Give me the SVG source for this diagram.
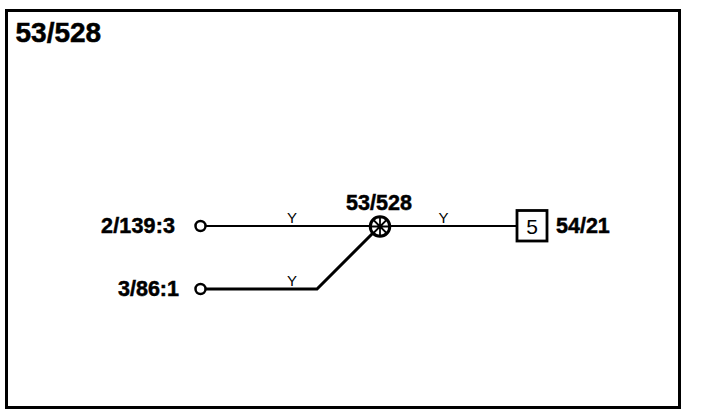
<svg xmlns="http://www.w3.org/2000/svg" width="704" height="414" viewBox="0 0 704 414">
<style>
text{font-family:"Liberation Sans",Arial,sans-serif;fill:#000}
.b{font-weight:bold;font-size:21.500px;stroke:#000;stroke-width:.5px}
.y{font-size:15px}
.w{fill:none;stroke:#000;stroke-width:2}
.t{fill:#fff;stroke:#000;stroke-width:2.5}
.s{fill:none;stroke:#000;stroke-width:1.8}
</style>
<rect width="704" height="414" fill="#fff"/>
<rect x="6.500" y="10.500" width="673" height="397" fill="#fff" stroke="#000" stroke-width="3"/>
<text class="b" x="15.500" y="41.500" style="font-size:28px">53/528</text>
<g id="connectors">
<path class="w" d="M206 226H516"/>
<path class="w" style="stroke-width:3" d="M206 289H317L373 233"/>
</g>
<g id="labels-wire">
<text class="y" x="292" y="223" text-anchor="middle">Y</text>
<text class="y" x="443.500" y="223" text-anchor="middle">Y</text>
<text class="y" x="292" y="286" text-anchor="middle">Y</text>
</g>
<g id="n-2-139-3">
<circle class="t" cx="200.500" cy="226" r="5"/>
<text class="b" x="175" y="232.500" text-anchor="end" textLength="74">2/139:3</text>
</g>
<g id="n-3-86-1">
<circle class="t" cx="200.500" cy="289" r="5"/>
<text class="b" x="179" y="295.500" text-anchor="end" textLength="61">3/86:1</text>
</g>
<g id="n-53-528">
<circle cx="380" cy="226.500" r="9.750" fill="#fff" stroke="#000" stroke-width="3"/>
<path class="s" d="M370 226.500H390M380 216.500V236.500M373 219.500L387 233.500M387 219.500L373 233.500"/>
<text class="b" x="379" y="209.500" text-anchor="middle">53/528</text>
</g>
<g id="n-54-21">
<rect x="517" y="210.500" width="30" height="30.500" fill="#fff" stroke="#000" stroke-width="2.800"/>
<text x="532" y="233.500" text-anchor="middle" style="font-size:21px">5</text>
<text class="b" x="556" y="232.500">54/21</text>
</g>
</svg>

▸ **Short task**:
Copy the whole of the material above exactly, but not its images.

▸ **Task output**:
Give me the SVG source for this diagram.
<svg xmlns="http://www.w3.org/2000/svg" width="704" height="414" viewBox="0 0 704 414">
<style>
text{font-family:"Liberation Sans",Arial,sans-serif;fill:#000}
.b{font-weight:bold;font-size:21.500px;stroke:#000;stroke-width:.5px}
.y{font-size:15px}
.w{fill:none;stroke:#000;stroke-width:2}
.t{fill:#fff;stroke:#000;stroke-width:2.5}
.s{fill:none;stroke:#000;stroke-width:1.8}
</style>
<rect width="704" height="414" fill="#fff"/>
<rect x="6.500" y="10.500" width="673" height="397" fill="#fff" stroke="#000" stroke-width="3"/>
<text class="b" x="15.500" y="41.500" style="font-size:28px">53/528</text>
<g id="connectors">
<path class="w" d="M206 226H516"/>
<path class="w" style="stroke-width:3" d="M206 289H317L373 233"/>
</g>
<g id="labels-wire">
<text class="y" x="292" y="223" text-anchor="middle">Y</text>
<text class="y" x="443.500" y="223" text-anchor="middle">Y</text>
<text class="y" x="292" y="286" text-anchor="middle">Y</text>
</g>
<g id="n-2-139-3">
<circle class="t" cx="200.500" cy="226" r="5"/>
<text class="b" x="175" y="232.500" text-anchor="end" textLength="74">2/139:3</text>
</g>
<g id="n-3-86-1">
<circle class="t" cx="200.500" cy="289" r="5"/>
<text class="b" x="179" y="295.500" text-anchor="end" textLength="61">3/86:1</text>
</g>
<g id="n-53-528">
<circle cx="380" cy="226.500" r="9.750" fill="#fff" stroke="#000" stroke-width="3"/>
<path class="s" d="M370 226.500H390M380 216.500V236.500M373 219.500L387 233.500M387 219.500L373 233.500"/>
<text class="b" x="379" y="209.500" text-anchor="middle">53/528</text>
</g>
<g id="n-54-21">
<rect x="517" y="210.500" width="30" height="30.500" fill="#fff" stroke="#000" stroke-width="2.800"/>
<text x="532" y="233.500" text-anchor="middle" style="font-size:21px">5</text>
<text class="b" x="556" y="232.500">54/21</text>
</g>
</svg>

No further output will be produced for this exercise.